La bicicletta verde

La bicicletta verde

La bicicletta verde (Titolo originale: Wadjda). Forse non tutti sanno che l’Arabia Saudita è un Regno di quasi 30 milioni di abitanti, completamente privo di sale cinematografiche e con forti limitazioni dei diritti delle donne. Ancora oggi, nel 2013, solo gli uomini possono votare e guidare autoveicoli. In un paese come quello saudita una donna-regista (Haifaa Al-Mansour) è riuscita a scrivere e girare un film su una ragazzina di 11 anni il cui unico sogno è quello di comprarsi una bicicletta! Il film fu presentato alla Mostra del cinema di Venezia nel 2012 ed uscì nelle nostre sale nel mese di dicembre dello stesso anno. Un film che potremmo definire di denuncia anche se il racconto sembra procedere solo in punta di piedi. L’impressione è esattamente quella di camminare sulle uova.
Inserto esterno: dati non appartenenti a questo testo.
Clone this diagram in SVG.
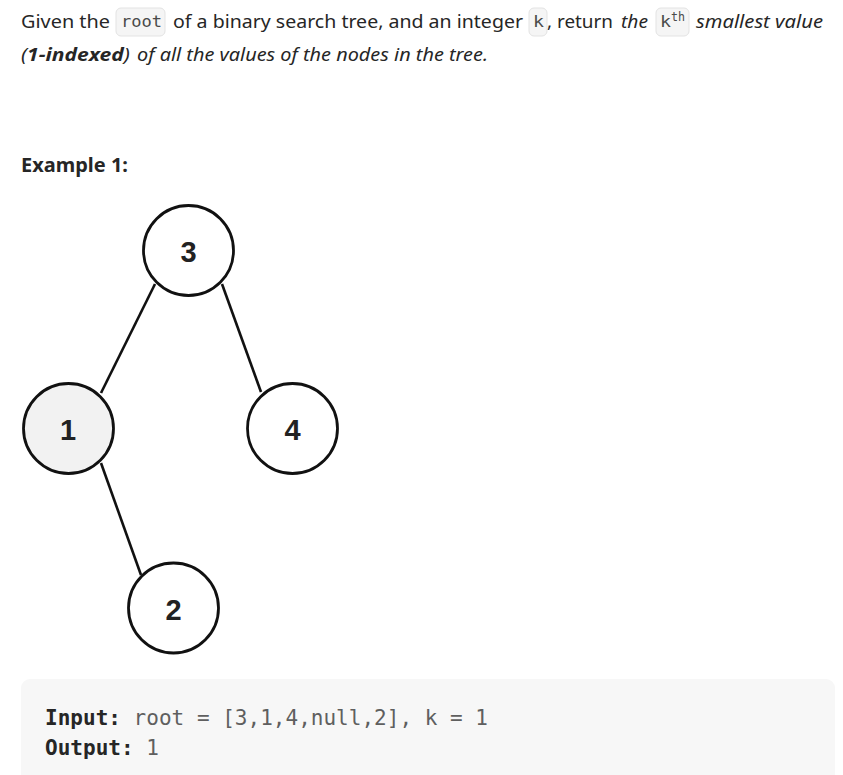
<svg xmlns="http://www.w3.org/2000/svg" width="843" height="775" viewBox="0 0 843 775">
<style>
.t{font-family:"Noto Sans","Open Sans",sans-serif;font-size:18px;fill:#262626}
.i{font-style:italic}
.b{font-weight:bold}
.pill{fill:#f5f5f5;stroke:#e3e3e3;stroke-width:1}
.mono{font-family:"DejaVu Sans Mono","Liberation Mono",monospace;font-size:16px;fill:#4a4a4a}
.code{font-family:"DejaVu Sans Mono","Liberation Mono",monospace;font-size:21px;fill:#5f5f5f}
.codeb{font-weight:bold;fill:#262626}
.node circle{fill:#ffffff;stroke:#111111;stroke-width:2.8}
.node text{font-family:"Liberation Sans",Arial,sans-serif;font-size:29px;font-weight:bold;fill:#222222;text-anchor:middle}
.edge{stroke:#111111;stroke-width:2.6;fill:none}
</style>
<rect x="0" y="0" width="843" height="775" fill="#ffffff"/>
<!-- description line 1 -->
<text class="t" x="21" y="28" textLength="89" lengthAdjust="spacingAndGlyphs">Given the</text>
<rect class="pill" x="116" y="8" width="49" height="28" rx="5"/>
<text class="mono" x="121" y="27" textLength="41" lengthAdjust="spacingAndGlyphs">root</text>
<text class="t" x="173" y="28" textLength="350" lengthAdjust="spacingAndGlyphs">of a binary search tree, and an integer</text>
<rect class="pill" x="529" y="8" width="18" height="28" rx="5"/>
<text class="mono" x="533" y="27" textLength="11" lengthAdjust="spacingAndGlyphs">k</text>
<text class="t" x="547" y="28" textLength="66" lengthAdjust="spacingAndGlyphs">, return</text>
<text class="t i" x="621" y="28" textLength="27" lengthAdjust="spacingAndGlyphs">the</text>
<rect class="pill" x="656" y="8" width="33" height="28" rx="5"/>
<text class="mono" x="660" y="27" textLength="11" lengthAdjust="spacingAndGlyphs">k</text>
<text class="mono" x="671" y="21" style="font-size:12px" textLength="14" lengthAdjust="spacingAndGlyphs">th</text>
<text class="t i" x="696" y="28" textLength="127" lengthAdjust="spacingAndGlyphs">smallest value</text>
<!-- description line 2 -->
<text class="t i" x="21" y="61" textLength="109" lengthAdjust="spacingAndGlyphs">(<tspan class="b">1-indexed</tspan>)</text>
<text class="t i" x="137" y="61" textLength="351" lengthAdjust="spacingAndGlyphs">of all the values of the nodes in the tree.</text>
<!-- heading -->
<text class="t b" x="21" y="172" style="font-size:19px" textLength="107" lengthAdjust="spacingAndGlyphs">Example 1:</text>
<!-- connectors -->
<g id="connectors">
<line class="edge" x1="155" y1="284" x2="101" y2="393"/>
<line class="edge" x1="222" y1="284" x2="261" y2="392"/>
<line class="edge" x1="101" y1="463" x2="141" y2="575"/>
</g>
<!-- nodes -->
<g id="node-3" class="node"><circle cx="188.5" cy="250.5" r="45"/><text x="188.5" y="262">3</text></g>
<g id="node-1" class="node"><circle cx="68.5" cy="428.5" r="45" style="fill:#f2f2f2"/><text x="68" y="440">1</text></g>
<g id="node-4" class="node"><circle cx="292.5" cy="428.5" r="45"/><text x="292.5" y="440">4</text></g>
<g id="node-2" class="node"><circle cx="173.5" cy="608" r="45"/><text x="173.5" y="620">2</text></g>
<!-- code block -->
<rect x="21" y="679" width="814" height="130" rx="9" fill="#f7f7f7"/>
<text class="code" x="45" y="725" textLength="443" lengthAdjust="spacingAndGlyphs"><tspan class="codeb">Input:</tspan> root = [3,1,4,null,2], k = 1</text>
<text class="code" x="45" y="755" textLength="114" lengthAdjust="spacingAndGlyphs"><tspan class="codeb">Output:</tspan> 1</text>
</svg>
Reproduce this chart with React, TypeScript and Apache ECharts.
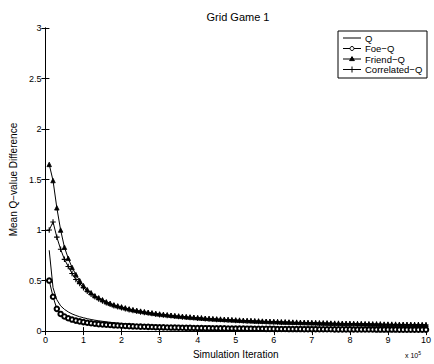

La scuola coranica frequentata dalla piccola Wadjda è integralista. La sequela delle raccomandazioni (anzi, imposizioni) dirette alle giovani studentesse fa rabbrividire. L’approccio della regista saudita è, tuttavia, talmente distaccato ed asciutto che porta ad una sola considerazione. Haifaa Al-Mansour sembra volerci dire: io non esprimo giudizi morali ma descrivo solo le situazioni. Lascio a voi spettatori la valutazione di quanto mostrato dalle immagini. Un argomento scottante, una ferita tuttora aperta e sanguinante. Un paese in contraddizione con sè stesso, sospeso tra medioevo e modernità. Un film girato da una donna su una storia di donne in un paese in cui (citiamo Amnesty International): “Alle donne è tuttora proibito viaggiare, avere un lavoro retribuito, accedere all’istruzione superiore o sposarsi senza l’autorizzazione di un uomo che abbia la potestà su di loro”.